I would not write cc on a volatile gorilla, especially when it's in a consolidating phase as is QCOM. If someone does that they are perfectly comfortable losing their stock, doing a percentage deal, and they take the risk of writing the calls at a certain strike, which if called away would net a certian percentage gain. They figure it out on a numbers basis.
Me, I have exactly as much QCOM as I want. I chose that amount through stock purchase and exercising calls. And I will be accumulating JDSU in March via exercising DIM calls. I am not comfortable writing cc on either of them.

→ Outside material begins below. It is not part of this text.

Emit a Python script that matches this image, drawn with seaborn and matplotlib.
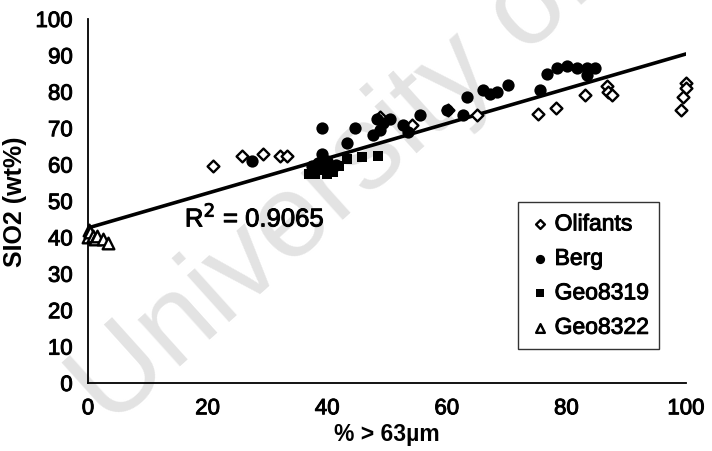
import numpy as np
import pandas as pd
import matplotlib
matplotlib.use("Agg")
import matplotlib.pyplot as plt
import matplotlib.patheffects as pe
import seaborn as sns

# Sand fraction coarser than 63 µm (%) vs SiO2 content (wt%) per sample set
olifants_x = [20.9, 25.8, 29.3, 32.1, 33.3, 48.8, 54.2, 60.2, 65.0, 75.3, 78.3,
              83.1, 86.8, 87.0, 87.6, 100.0, 100.0, 99.5, 99.2]
olifants_y = [59.5, 62.5, 63.0, 62.5, 62.5, 73.0, 71.0, 75.0, 73.5, 74.0, 75.5,
              79.0, 81.5, 80.0, 79.0, 82.5, 81.0, 78.5, 75.0]

berg_x = [27.4, 39.1, 39.1, 43.3, 44.6, 48.3, 49.3, 50.5, 48.8, 47.7, 52.7, 53.5,
          55.5, 60.0, 62.7, 63.4, 66.0, 67.2, 68.4, 70.2, 75.6, 76.8, 78.4, 80.1,
          81.8, 83.4, 84.8, 83.4, 38.5, 40.0, 41.5, 37.5]
berg_y = [61.0, 70.0, 63.0, 66.0, 70.0, 72.5, 71.5, 72.5, 69.5, 68.0, 71.0, 69.0,
          73.5, 75.0, 73.5, 78.5, 80.5, 79.5, 80.0, 82.0, 80.5, 85.0, 86.5, 87.0,
          86.5, 86.5, 86.5, 84.5, 60.5, 61.0, 60.0, 59.5]

geo8319_x = [37.0, 37.5, 38.0, 38.5, 39.5, 40.0, 40.5, 41.0, 42.0, 43.3, 45.8, 48.5]
geo8319_y = [57.5, 58.0, 57.5, 59.0, 58.5, 57.5, 59.0, 58.0, 59.5, 61.5, 62.0, 62.5]

geo8322_x = [0.0, 0.2, 0.3, 0.8, 1.2, 1.5, 2.5, 3.3]
geo8322_y = [40.0, 42.0, 41.5, 40.5, 39.5, 40.5, 39.5, 38.5]

# linear trendline through all samples and its coefficient of determination
trend_intercept = 42.6
trend_slope = 0.478
r2_label = "R$^2$ = 0.9065"

frames = [
    pd.DataFrame({"sand": olifants_x, "sio2": olifants_y, "set": "Olifants"}),
    pd.DataFrame({"sand": berg_x, "sio2": berg_y, "set": "Berg"}),
    pd.DataFrame({"sand": geo8319_x, "sio2": geo8319_y, "set": "Geo8319"}),
    pd.DataFrame({"sand": geo8322_x, "sio2": geo8322_y, "set": "Geo8322"}),
]
df = pd.concat(frames, ignore_index=True)

trend_x = np.array([df["sand"].min(), df["sand"].max()])
trend = pd.DataFrame({"sand": trend_x, "sio2": trend_intercept + trend_slope * trend_x})

sns.set_theme(style="white")
plt.rcParams["font.family"] = ["Liberation Sans", "DejaVu Sans"]

ink = [pe.withStroke(linewidth=0.7, foreground="black")]

fig = plt.figure(figsize=(7.12, 4.52), dpi=100)
ax = fig.add_axes([88 / 712, 68 / 452, 598 / 712, 364 / 452])
ax.patch.set_alpha(0)
ax.set_zorder(1)

# faint repository watermark behind the plot
fig.text(0.155, 0.05, "University of", fontsize=86, color="#e3e3e3",
         rotation=42, rotation_mode="anchor", ha="left", va="baseline", zorder=-1)

styles = {
    "Olifants": dict(marker="D", s=36, facecolor="white", edgecolor="black", linewidth=1.7),
    "Berg": dict(marker="o", s=78, color="black", edgecolor="black", linewidth=0),
    "Geo8319": dict(marker="s", s=62, color="black", edgecolor="black", linewidth=0),
    "Geo8322": dict(marker="^", s=70, facecolor="white", edgecolor="black", linewidth=1.7),
}

sns.lineplot(data=trend, x="sand", y="sio2", ax=ax, color="black", linewidth=2.6,
             zorder=3)

for name, st in styles.items():
    sub = df[df["set"] == name]
    sns.scatterplot(data=sub, x="sand", y="sio2", ax=ax, label=name,
                    clip_on=False, zorder=4, **st)

ax.set_xlim(0, 100)
ax.set_ylim(0, 100)
ax.set_xticks(np.arange(0, 101, 20))
ax.set_yticks(np.arange(0, 101, 10))
for side in ("top", "right"):
    ax.spines[side].set_visible(False)
for side in ("left", "bottom"):
    ax.spines[side].set_color("black")
    ax.spines[side].set_linewidth(1.3)
ax.tick_params(axis="both", direction="out", length=5, width=1.2, color="black",
               labelsize=16, labelcolor="black", pad=6)
for lab in ax.get_xticklabels() + ax.get_yticklabels():
    lab.set_path_effects(ink)

ax.set_xlabel("% > 63\u00b5m", fontsize=16.5, fontweight="bold", color="black", labelpad=2)
ax.set_ylabel("SIO2 (wt%)", fontsize=18, fontweight="bold", color="black", labelpad=6)

ax.text(16.2, 45.5, r2_label, fontsize=18.5, color="black", ha="left", va="center",
        path_effects=ink)

leg = ax.legend(loc="upper left", bbox_to_anchor=(0.719, 0.497), borderaxespad=0,
                fontsize=16.5, frameon=True, fancybox=False, edgecolor="black",
                handletextpad=0.15, handlelength=1.0, labelspacing=0.5,
                borderpad=0.45, markerscale=0.75)
leg.get_frame().set_linewidth(1.0)
for t in leg.get_texts():
    t.set_color("black")
    t.set_path_effects(ink)

fig.savefig("out.png", dpi=100, facecolor="white")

I do see the point, however, of buying a stock that's in a kind of flat trading range (say, MSFT under DOJ trial cloud) and writing OTM calls--if you want to do that with a piece of your portfolio. For cc strategy I would only pick stocks that look like they're not going anywhere soon--I noticed Voltaire bought 15,000 shares of Globalstar, and sold cc on it. He did that with a small portion of his portfolio. That makes sense.
I prefer to sell puts, but that's because I don't buy on margin. So I've got this margin capacity and it allows ME to take advantage of the market knowingly. With a cc, I'm psychologically at a disadvantage, at least on my favorite gorillas, because I might be called away, and I have no control over it. I don't like my portfolio being at the mercy of the market like that.